In early Christian literature, in a passage quoted from St. Zosima, we find the teaching that possessing things is no sin in itself, but the possession of them passionately is. If one possesses passionately, then the loss of what one possesses produces sorrow and agitation. The aim in this case is to have as though one had not. How clear a link, across continents and centuries to the teaching of the Gita, where action and possession are not seen as evil, but only acting or possessing with attachment.

In all the Teachings the basic truths are the same — there is no contradiction. Never is man looked upon as a completed Being; always he is shown as having the possibility of becoming something higher than he is; always it is indicated that a man can touch unused powers of understanding, not only of himself but also of the universe. Pride, greed, jealousy, anger, self-satisfaction, are always condemned. Restraint, self-collectedness, freedom from attachment, wakefulness, are always praised.

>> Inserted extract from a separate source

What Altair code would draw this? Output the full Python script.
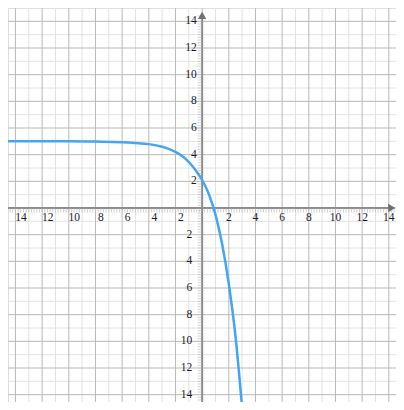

Each teaching points man's aims and the purpose of his existence toward the perfecting of himself in order to become capable of perceiving the Highest Truth.

In a world that seems unable to live in harmony with itself, a world that seems headed for more and more terrible periods of reciprocal destruction, it seems clear that only those basic teachings and principles expressed by the wisest and best of the Human Race hold the promise of hope. The average man today cannot set things right in the world, and can do little to govern the relations between nations. But no one can say that there is nothing he can do about the governance of himself or the choice of the direction in which he aims to go.